LLM-FE：基于大语言模型作为进化优化器的表格数据自动化特征工程

摘要

自动化特征工程在提升表格学习任务的预测模型性能中扮演着关键角色。传统的自动化特征工程方法受限于对预设变换的依赖，这些变换局限于手动设计的固定搜索空间内，往往忽视了领域知识。近期，利用大型语言模型（LLMs）的进展使得将领域知识融入特征工程过程成为可能。然而，现有的基于LLM的方法要么采用直接提示，要么仅依赖验证分数进行特征选择，未能充分利用先前特征发现实验的洞见，或在特征生成与数据驱动性能之间建立有意义的推理联系。针对这些挑战，我们提出了LLM-FE，一个创新框架，它结合了进化搜索与LLMs的领域知识和推理能力，以自动发现适用于表格学习任务的有效特征。LLM-FE将特征工程表述为程序搜索问题，其中LLMs迭代地提出新的特征转换程序，而数据驱动的反馈则引导搜索过程。我们的实验结果表明，LLM-FE在多种分类和回归基准测试中持续超越现有最先进的基线方法，显著提升了表格预测模型的性能。

English

Automated feature engineering plays a critical role in improving predictive model performance for tabular learning tasks. Traditional automated feature engineering methods are limited by their reliance on pre-defined transformations within fixed, manually designed search spaces, often neglecting domain knowledge.

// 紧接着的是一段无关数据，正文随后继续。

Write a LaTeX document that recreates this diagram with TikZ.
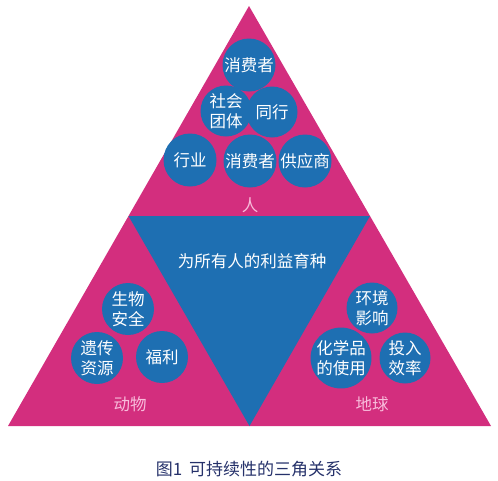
\documentclass[tikz,border=0pt]{standalone}
\usepackage{fontspec}
\usetikzlibrary{calc}
\newfontfamily\cjk{Noto Sans CJK SC}
\definecolor{pinkT}{HTML}{D32E7E}
\definecolor{blueT}{HTML}{1E6FB2}
\definecolor{lpink}{HTML}{F8BCDB}
\definecolor{capc}{HTML}{25316A}
\begin{document}
\begin{tikzpicture}[x=1pt,y=-1pt,
  bub/.style={circle,fill=blueT,minimum size=#1,inner sep=0pt,text=white,align=center,
    font=\cjk\fontsize{16.5}{20.5}\selectfont},
  bub/.default=53pt,
  lab/.style={text=lpink,font=\cjk\fontsize{16.5}{19}\selectfont,inner sep=0pt},
]
\useasboundingbox (0,0) rectangle (498,480);
\coordinate (A) at (249,6);
\coordinate (L) at (8,426);
\coordinate (R) at (491,426);
\fill[pinkT] (A) -- (L) -- (R) -- cycle;
\fill[blueT] ($(A)!0.5!(L)$) -- ($(A)!0.5!(R)$) -- ($(L)!0.5!(R)$) -- cycle;
% top triangle
\node[bub] (c1) at (249,65) {消费者};
\node[bub=51pt] (c2) at (226,111) {社会\\团体};
\node[bub=51pt] (c3) at (272,112) {同行};
\node[bub] (c4) at (190,160) {行业};
\node[bub] (c5) at (250,161) {消费者};
\node[bub] (c6) at (305,161) {供应商};
\node[lab] (ren) at (250,205) {人};
% center
\node[text=white,font=\cjk\fontsize{16.5}{19}\selectfont,inner sep=0pt] (ctr) at (252,261) {为所有人的利益育种};
% bottom left
\node[bub=52pt] (d1) at (128,309) {生物\\安全};
\node[bub=52pt] (d2) at (97,358) {遗传\\资源};
\node[bub=52pt] (d3) at (162,357) {福利};
\node[lab] (dw) at (130,404) {动物};
% bottom right
\node[bub=51pt] (e1) at (372,308) {环境\\影响};
\node[bub=52pt] (e2) at (341,358) {化学品\\的使用};
\node[bub=51pt] (e3) at (405,358) {投入\\效率};
\node[lab] (dq) at (372,404) {地球};
% caption
\node[text=capc,font=\cjk\fontsize{17}{20}\selectfont,inner sep=0pt] (cap) at (249,469) {图1\, 可持续性的三角关系};
\end{tikzpicture}
\end{document}
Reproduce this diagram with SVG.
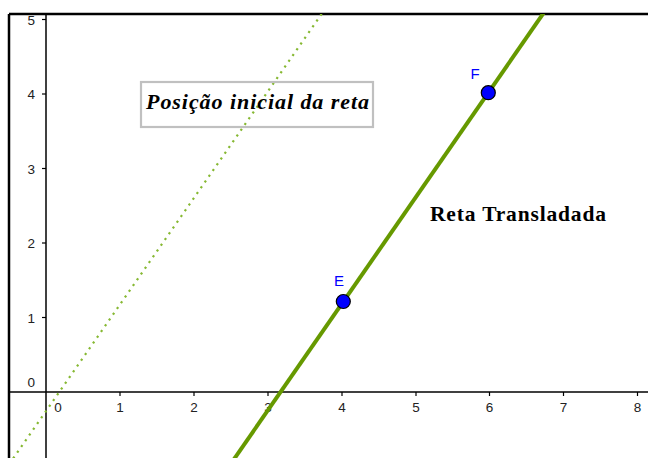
<svg xmlns="http://www.w3.org/2000/svg" width="648" height="458" viewBox="0 0 648 458">
<style>
.ax{stroke:#000;stroke-width:1.5;fill:none}
.tk{stroke:#000;stroke-width:1.2}
.num{font-family:"Liberation Sans","DejaVu Sans",sans-serif;font-size:13.5px;fill:#222}
.pt{fill:#0000ff;stroke:#000;stroke-width:1.2}
.plab{font-family:"Liberation Sans","DejaVu Sans",sans-serif;font-size:15px;fill:#0000ff}
</style>
<defs>
<clipPath id="view"><rect x="9" y="14" width="639" height="444"/></clipPath>
</defs>
<rect width="648" height="458" fill="#fff"/>
<g id="axes">
<line class="ax" x1="9" y1="392" x2="648" y2="392"/>
<line class="ax" x1="46" y1="14" x2="46" y2="458"/>
<g class="tk">
<line x1="120" y1="392" x2="120" y2="396"/>
<line x1="194" y1="392" x2="194" y2="396"/>
<line x1="268" y1="392" x2="268" y2="396"/>
<line x1="342" y1="392" x2="342" y2="396"/>
<line x1="416" y1="392" x2="416" y2="396"/>
<line x1="489.5" y1="392" x2="489.5" y2="396"/>
<line x1="563.5" y1="392" x2="563.5" y2="396"/>
<line x1="637.5" y1="392" x2="637.5" y2="396"/>
<line x1="42" y1="317.5" x2="46" y2="317.5"/>
<line x1="42" y1="243" x2="46" y2="243"/>
<line x1="42" y1="168.5" x2="46" y2="168.5"/>
<line x1="42" y1="94" x2="46" y2="94"/>
<line x1="42" y1="19.5" x2="46" y2="19.5"/>
</g>
<g class="num" text-anchor="middle">
<text x="58" y="412">0</text>
<text x="120" y="412">1</text>
<text x="194" y="412">2</text>
<text x="268" y="412">3</text>
<text x="342" y="412">4</text>
<text x="416" y="412">5</text>
<text x="489.5" y="412">6</text>
<text x="563.5" y="412">7</text>
<text x="637.5" y="412">8</text>
</g>
<g class="num" text-anchor="end">
<text x="35" y="387">0</text>
<text x="35" y="322.5">1</text>
<text x="35" y="248">2</text>
<text x="35" y="173.5">3</text>
<text x="35" y="99">4</text>
<text x="35" y="24.5">5</text>
</g>
</g>
<g id="frame" stroke="#000" stroke-width="2.5" fill="none">
<line x1="9" y1="14" x2="648" y2="14"/>
<line x1="9" y1="14" x2="9" y2="458"/>
</g>
<g id="connectors" clip-path="url(#view)">
<line id="reta-inicial" x1="5.2" y1="470" x2="331.3" y2="0" stroke="#86b832" stroke-width="2.2" stroke-dasharray="2.2 4.8"/>
<line id="reta-transladada" x1="226.5" y1="470" x2="552.6" y2="0" stroke="#669900" stroke-width="4"/>
</g>
<g id="label-inicial">
<rect x="141" y="82" width="232" height="45" fill="none" stroke="#c0c0c0" stroke-width="2.2"/>
<text x="146" y="108.5" font-family="Liberation Serif,serif" font-size="22" font-weight="bold" font-style="italic" fill="#000" textLength="223">Posição inicial da reta</text>
</g>
<g id="label-transladada">
<text x="430" y="221" font-family="Liberation Serif,serif" font-size="21.5" font-weight="bold" fill="#000" textLength="176">Reta Transladada</text>
</g>
<g id="point-E">
<circle class="pt" cx="343.3" cy="301.5" r="7"/>
<text class="plab" x="339" y="286" text-anchor="middle">E</text>
</g>
<g id="point-F">
<circle class="pt" cx="488.3" cy="92.7" r="7"/>
<text class="plab" x="475" y="79" text-anchor="middle">F</text>
</g>
</svg>
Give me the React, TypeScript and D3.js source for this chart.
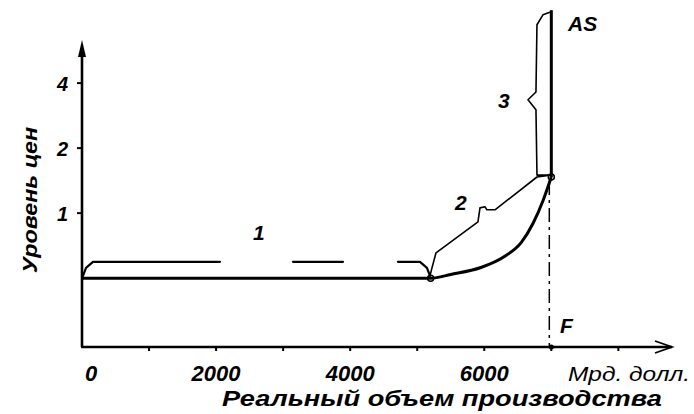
import React from "react";
import * as d3 from "d3";

// ---- data ----
const xTickValues = [1000, 2000, 3000, 4000, 5000, 6000, 7000, 8000];
const xTickLabels = [0, 2000, 4000, 6000];
const yTickValues = [1, 2, 4];
const xUnitLabel = "Мрд. долл.";
const xAxisTitle = "Реальный объем производства";
const yAxisTitle = "Уровень цен";

// aggregate supply curve: horizontal part + rising part
const asOutput = [0, 5200, 5500, 5950, 6300, 6550, 6730, 6880, 7000];
const asPrice = [0.5, 0.5, 0.52, 0.56, 0.63, 0.73, 0.9, 1.15, 1.47];
// vertical (classical) part
const asVertOutput = [7000, 7000];
const asVertPrice = [1.47, 8.7];
const fullEmployment = 7000;

// brace annotations (data units)
const brace1aX = [15, 60, 164, 2058];
const brace1aP = [0.512, 0.558, 0.595, 0.595];
const brace1bX = [3147, 3893];
const brace1bP = [0.595, 0.595];
const brace1cX = [4713, 5041, 5145, 5190];
const brace1cP = [0.595, 0.595, 0.558, 0.512];
const brace2X = [5190, 5220, 5280, 5906, 5936, 6010, 6040, 6160, 6786, 6980];
const brace2P = [0.512, 0.558, 0.655, 0.911, 1.058, 1.07, 1.036, 1.036, 1.47, 1.5];
const brace3X = [7000, 6786, 6771, 6652, 6771, 6786, 6875, 7000];
const brace3P = [1.5, 1.5, 3.01, 3.35, 3.64, 7.45, 8.28, 8.55];

const segmentLabels = ["1", "2", "3"];

export default function App() {
  const W = 694;
  const H = 414;
  const x = d3.scaleLinear().domain([0, 8800]).range([82, 672]);
  const y = d3.scaleLog().base(2).domain([0.24, 6.2]).range([347, 42]);

  const lineGen = (xs: number[], ps: number[], curve: any = d3.curveLinear) =>
    d3
      .line<number>()
      .x((_, i) => x(xs[i]))
      .y((_, i) => y(ps[i]))
      .curve(curve)(xs.map((_, i) => i)) as string;

  const font = "'Liberation Sans', Arial, sans-serif";
  const x0 = x(0);
  const yBase = y(0.24);
  const yTop = y(6.2);
  const xEnd = x(8800);

  return (
    <svg
      width={W}
      height={H}
      style={{ position: "absolute", left: 0, top: 0, background: "#fff" }}
      fontFamily={font}
      fontStyle="italic"
      fontWeight="bold"
    >
      {/* axes */}
      <line x1={x0} y1={yBase} x2={x0} y2={yTop + 6} stroke="#000" strokeWidth={2.6} />
      <path d={`M${x0},${yTop - 2} L${x0 - 4},${yTop + 15} L${x0 + 4},${yTop + 15} Z`} fill="#000" />
      <line x1={x0 - 1} y1={yBase} x2={xEnd} y2={yBase} stroke="#000" strokeWidth={2.6} />
      <path
        d={`M${xEnd - 17},${yBase - 6} L${xEnd},${yBase} L${xEnd - 17},${yBase + 6}`}
        fill="none"
        stroke="#000"
        strokeWidth={1.8}
      />
      {xTickValues.map((v) => (
        <line key={v} x1={x(v)} x2={x(v)} y1={yBase} y2={yBase + 4} stroke="#000" strokeWidth={2} />
      ))}
      <circle cx={x(fullEmployment)} cy={yBase} r={2.5} fill="#000" />
      {yTickValues.map((v) => (
        <line key={v} x1={x0 - 5} x2={x0} y1={y(v)} y2={y(v)} stroke="#000" strokeWidth={2} />
      ))}

      {/* tick labels */}
      {xTickLabels.map((v) => (
        <text key={v} x={x(v) + (v === 0 ? 9 : 0)} y={381} fontSize={22} textAnchor="middle">
          {v}
        </text>
      ))}
      <text x={568} y={381} fontSize={21} fontWeight="normal" textLength={122} lengthAdjust="spacingAndGlyphs">
        {xUnitLabel}
      </text>
      {yTickValues.map((v) => (
        <text key={v} x={68} y={y(v) + 8} fontSize={20} textAnchor="end">
          {v}
        </text>
      ))}

      {/* axis titles */}
      <text x={222} y={406} fontSize={22} textLength={440} lengthAdjust="spacingAndGlyphs">
        {xAxisTitle}
      </text>
      <text
        transform={`translate(37,200) rotate(-90)`}
        fontSize={20}
        textAnchor="middle"
        textLength={146}
        lengthAdjust="spacingAndGlyphs"
      >
        {yAxisTitle}
      </text>

      {/* full employment dash-dot line */}
      <line
        x1={x(fullEmployment) - 2}
        x2={x(fullEmployment) - 2}
        y1={y(1.47) + 4}
        y2={yBase}
        stroke="#000"
        strokeWidth={1.5}
        strokeDasharray="14 5 3 5"
      />

      {/* AS curve */}
      <path d={lineGen(asOutput, asPrice, d3.curveMonotoneX)} fill="none" stroke="#000" strokeWidth={3} />
      <path d={lineGen(asVertOutput, asVertPrice)} fill="none" stroke="#000" strokeWidth={3} />
      <circle cx={x(5200)} cy={y(0.5)} r={3} fill="none" stroke="#000" strokeWidth={1.5} />
      <circle cx={x(7000)} cy={y(1.47)} r={3} fill="none" stroke="#000" strokeWidth={1.5} />

      {/* braces */}
      {[
        [brace1aX, brace1aP],
        [brace1bX, brace1bP],
        [brace1cX, brace1cP],
        [brace2X, brace2P],
        [brace3X, brace3P],
      ].map(([xs, ps], i) => (
        <path
          key={i}
          d={lineGen(xs, ps)}
          fill="none"
          stroke="#000"
          strokeWidth={i < 3 ? 2.2 : 1.6}
          strokeLinejoin="round"
          strokeLinecap="round"
        />
      ))}

      {/* segment labels */}
      <text x={253} y={240} fontSize={21}>{segmentLabels[0]}</text>
      <text x={455} y={210} fontSize={21}>{segmentLabels[1]}</text>
      <text x={498} y={108} fontSize={21}>{segmentLabels[2]}</text>
      <text x={568} y={31} fontSize={21}>AS</text>
      <text x={560} y={333} fontSize={21}>F</text>
    </svg>
  );
}
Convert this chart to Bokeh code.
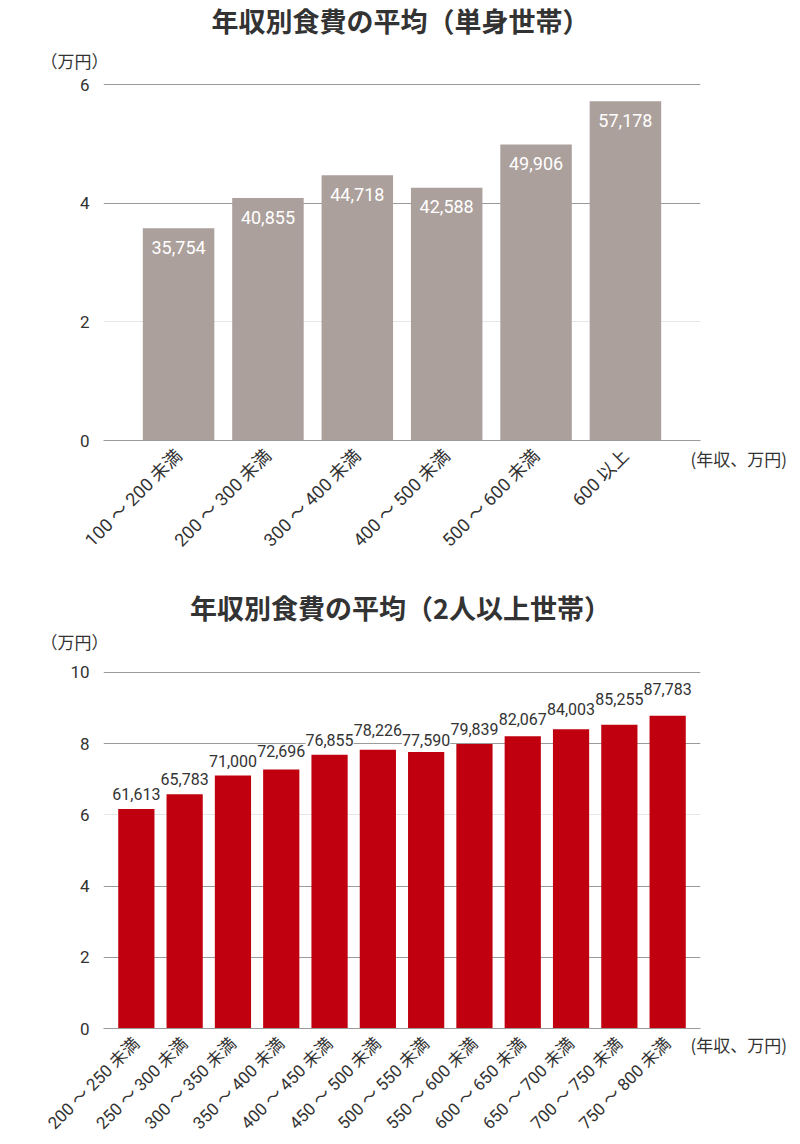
import math
from bokeh.plotting import figure
from bokeh.models import (ColumnDataSource, Range1d, FixedTicker, Grid, Label, LabelSet)
from bokeh.layouts import column
from bokeh.core.properties import value
from bokeh.embed import file_html
from bokeh.resources import INLINE

# ---------------- data ----------------
cats1 = ["100 ～ 200 未満", "200 ～ 300 未満", "300 ～ 400 未満", "400 ～ 500 未満",
         "500 ～ 600 未満", "600 以上"]
vals1 = [35754, 40855, 44718, 42588, 49906, 57178]
title1 = "年収別食費の平均（単身世帯）"
yticks1 = [0, 2, 4, 6]

cats2 = ["200 ～ 250 未満", "250 ～ 300 未満", "300 ～ 350 未満", "350 ～ 400 未満",
         "400 ～ 450 未満", "450 ～ 500 未満", "500 ～ 550 未満", "550 ～ 600 未満",
         "600 ～ 650 未満", "650 ～ 700 未満", "700 ～ 750 未満", "750 ～ 800 未満"]
vals2 = [61613, 65783, 71000, 72696, 76855, 78226, 77590, 79839, 82067, 84003, 85255, 87783]
title2 = "年収別食費の平均（2人以上世帯）"
yticks2 = [0, 2, 4, 6, 8, 10]

yunit = "（万円）"
xunit = "(年収、万円)"

NUM_FONT = "Roboto, Noto Sans CJK JP"
JP_FONT = "Noto Sans CJK JP"
TXT = "#333333"
GRID_DARK = "#9a9a9a"
GRID_LIGHT = "#e6e6e6"


def base_figure(h, border_top, border_bottom, xr, yr, ticks, light_ticks):
    p = figure(width=800, height=h, x_range=xr, y_range=yr,
               output_backend="svg", toolbar_location=None,
               min_border_left=103, min_border_right=100,
               min_border_top=border_top, min_border_bottom=border_bottom)
    p.outline_line_color = None
    p.background_fill_color = "white"
    p.xgrid.visible = False
    p.ygrid.ticker = FixedTicker(ticks=[t for t in ticks if t not in light_ticks])
    p.ygrid.grid_line_color = GRID_DARK
    p.ygrid.grid_line_width = 1
    g2 = Grid(dimension=1, ticker=FixedTicker(ticks=light_ticks),
              grid_line_color=GRID_LIGHT, grid_line_width=1)
    p.add_layout(g2, "center")

    p.yaxis.ticker = FixedTicker(ticks=ticks)
    p.yaxis.axis_line_color = None
    p.yaxis.major_tick_line_color = None
    p.yaxis.minor_tick_line_color = None
    p.yaxis.major_label_text_font = NUM_FONT
    p.yaxis.major_label_text_font_size = "17px"
    p.yaxis.major_label_text_color = TXT
    p.yaxis.major_label_standoff = 8

    p.xaxis.axis_line_color = GRID_DARK
    p.xaxis.major_tick_line_color = None
    p.xaxis.minor_tick_line_color = None
    p.xaxis.major_label_orientation = math.pi / 4
    p.xaxis.major_label_text_font = NUM_FONT
    p.xaxis.major_label_text_color = TXT
    p.xaxis.major_label_standoff = 6
    return p


def panel_label(p, side, x, y, text, size, align="left", bold=False):
    # screen units: relative to the panel slot the label is placed in
    p.add_layout(Label(x=x, y=y, x_units="screen", y_units="screen", text=text,
                       text_align=align, text_baseline="middle", text_font=JP_FONT,
                       text_font_style="bold" if bold else "normal",
                       text_font_size=size, text_color=TXT), side)


# ---------------- chart 1 ----------------
n1 = len(cats1)
x1 = list(range(n1))
y1 = [v / 10000 for v in vals1]
src1 = ColumnDataSource(dict(x=x1, top=y1, text=[f"{v:,}" for v in vals1]))

xr1 = Range1d(-0.84, n1 - 1 + 0.84)
p1 = base_figure(580, 83, 140, xr1, Range1d(0, 6 * 357 / 356), yticks1, [2])
p1.vbar(x="x", top="top", width=0.8, source=src1, color="#aca09c", line_color=None)
p1.xaxis.ticker = FixedTicker(ticks=x1)
p1.xaxis.major_label_overrides = {i: c for i, c in enumerate(cats1)}
p1.xaxis.major_label_text_font_size = "18px"
p1.add_layout(LabelSet(x="x", y="top", text="text", source=src1, y_offset=-19,
                       text_align="center", text_baseline="middle",
                       text_color="white", text_font=value(NUM_FONT),
                       text_font_size="18px"))
panel_label(p1, "above", -63, 23, yunit, "17px")
panel_label(p1, "above", 297, 38, title1, "27px", align="center", bold=True)
panel_label(p1, "right", -10, -18, xunit, "17px")

# ---------------- chart 2 ----------------
n2 = len(cats2)
x2 = list(range(n2))
y2 = [v / 10000 for v in vals2]

# label placement above bars with simple collision avoidance (pixels above the bar top)
px_per_unit = (1028 - 672) / 10.0
base_off, min_off, gap = 15.0, 11.0, 10.0
centers = []
for i, v in enumerate(y2):
    top_px = v * px_per_unit
    d = top_px + base_off
    if i > 0 and abs(d - centers[-1]) < gap:
        up = centers[-1] + gap
        down = centers[-1] - gap
        if down >= top_px + min_off and abs(down - d) < abs(up - d):
            d = down
        else:
            d = up
    centers.append(d)
offs = [c - v * px_per_unit for c, v in zip(centers, y2)]

src2 = ColumnDataSource(dict(x=x2, top=y2, text=[f"{v:,}" for v in vals2], off=offs))

xr2 = Range1d(-0.68, n2 - 1 + 0.68)
p2 = base_figure(564, 90, 116, xr2, Range1d(0, 10.05), yticks2, [6])
p2.vbar(x="x", top="top", width=0.75, source=src2, color="#c0000e", line_color=None)
p2.xaxis.ticker = FixedTicker(ticks=x2)
p2.xaxis.major_label_overrides = {i: c for i, c in enumerate(cats2)}
p2.xaxis.major_label_text_font_size = "17px"
p2.add_layout(LabelSet(x="x", y="top", text="text", source=src2, y_offset="off",
                       text_align="center", text_baseline="middle",
                       text_color=TXT, text_font=value(NUM_FONT),
                       text_font_size="16px",
                       background_fill_color="white"))
panel_label(p2, "above", -63, 29, yunit, "17px")
panel_label(p2, "above", 297, 38, title2, "27px", align="center", bold=True)
panel_label(p2, "right", -10, -16, xunit, "17px")

layout = column(p1, p2, spacing=0)
open("out.html", "w").write(file_html(layout, INLINE))
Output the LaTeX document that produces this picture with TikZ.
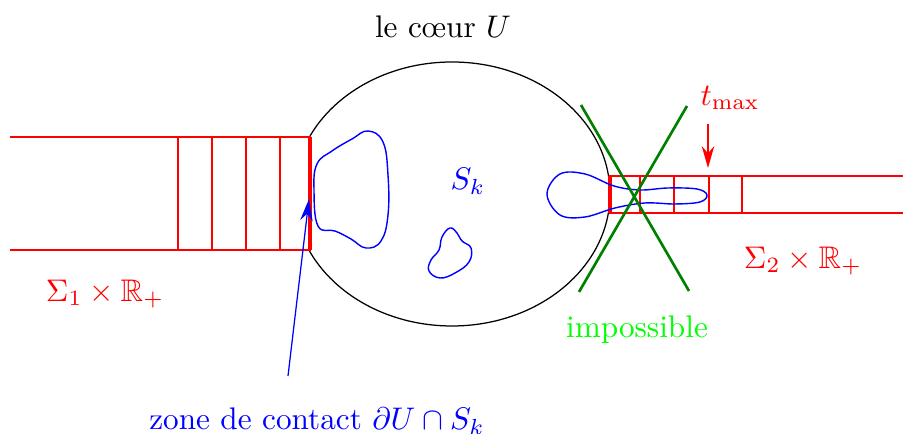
\documentclass[tikz,border=0pt]{standalone}
\usepackage{amssymb}
\usetikzlibrary{arrows.meta}
\begin{document}
\begin{tikzpicture}[x=0.32pt,y=-0.32pt,
  redline/.style={draw=red,line width=0.9pt},
  redend/.style={draw=red,line width=1.2pt},
  blueline/.style={draw=blue,line width=0.45pt},
  greenline/.style={draw={rgb,255:red,0;green,128;blue,0},line width=0.85pt},
  lbl/.style={inner sep=0pt,font=\fontsize{10}{12}\selectfont}]
\useasboundingbox (0,0) rectangle (903,434);
% coeur
\draw[line width=0.4pt] (452,194) ellipse [x radius=158, y radius=132];
% left cylinder (hides the part of the coeur behind it)
\fill[white] (10,137) rectangle (310,250);
\draw[redline] (10,137) -- (310,137) -- (310,250) -- (10,250);
\draw[redend] (310,137) -- (310,250);
\foreach \x in {178,212,246,280} \draw[redline] (\x,137) -- (\x,250);
% right cylinder
\draw[redline] (903,176) -- (610,176) -- (610,213) -- (903,213);
\draw[redend] (610,176) -- (610,213);
\foreach \x in {640,674,709,742} \draw[redline] (\x,176) -- (\x,213);
% blobs
\draw[blueline] plot[smooth cycle,tension=0.7] coordinates {(314,190) (317,164) (332,151) (352,139) (368,131) (383,142) (388,175) (388,215) (381,241) (366,248) (351,239) (335,231) (318,226)};
\draw[blueline] plot[smooth cycle,tension=0.7] coordinates {(450,228) (457,233) (462,241) (471,248) (469,262) (455,273) (440,278) (429,271) (431,260) (439,250) (442,237)};
\draw[blueline] plot[smooth cycle,tension=0.6] coordinates {(707,195) (697,189) (668,188) (640,190) (614,186) (585,174) (560,174) (547,194) (560,215) (585,217) (615,208) (645,203) (675,204) (700,202)};
% cross
\draw[greenline] (581,105) -- (689,291);
\draw[greenline] (687,106) -- (579,292);
% labels
\node[lbl] (coeur) at (443,27) {le c\oe ur $U$};
\node[lbl,text=blue] (sk) at (468,181) {$S_k$};
\node[lbl,text=red] (sig1) at (105,294) {$\Sigma_1\times\mathbb{R}_+$};
\node[lbl,text=red] (sig2) at (803,261) {$\Sigma_2\times\mathbb{R}_+$};
\node[lbl,text={rgb,255:red,0;green,255;blue,0}] (imp) at (637,330) {impossible};
\node[lbl,text=red] (tmax) at (730,98) {$t_{\max}$};
\node[lbl,text=blue] (zone) at (317,421) {zone de contact $\partial U\cap S_k$};
% arrows
\coordinate (a1) at (288,376);
\coordinate (a2) at (309,199);
\draw[blue,line width=0.4pt,-{Stealth[length=7pt,width=4pt]}] (a1) -- (a2);
\coordinate (t1) at (708,124);
\coordinate (t2) at (708,168);
\draw[red,line width=0.4pt,-{Stealth[length=7pt,width=4pt]}] (t1) -- (t2);
\end{tikzpicture}
\end{document}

Recent advances using Large Language Models (LLMs) have enabled the integration of domain knowledge into the feature engineering process. However, existing LLM-based approaches use direct prompting or rely solely on validation scores for feature selection, failing to leverage insights from prior feature discovery experiments or establish meaningful reasoning between feature generation and data-driven performance. To address these challenges, we propose LLM-FE, a novel framework that combines evolutionary search with the domain knowledge and reasoning capabilities of LLMs to automatically discover effective features for tabular learning tasks. LLM-FE formulates feature engineering as a program search problem, where LLMs propose new feature transformation programs iteratively, and data-driven feedback guides the search process. Our results demonstrate that LLM-FE consistently outperforms state-of-the-art baselines, significantly enhancing the performance of tabular prediction models across diverse classification and regression benchmarks.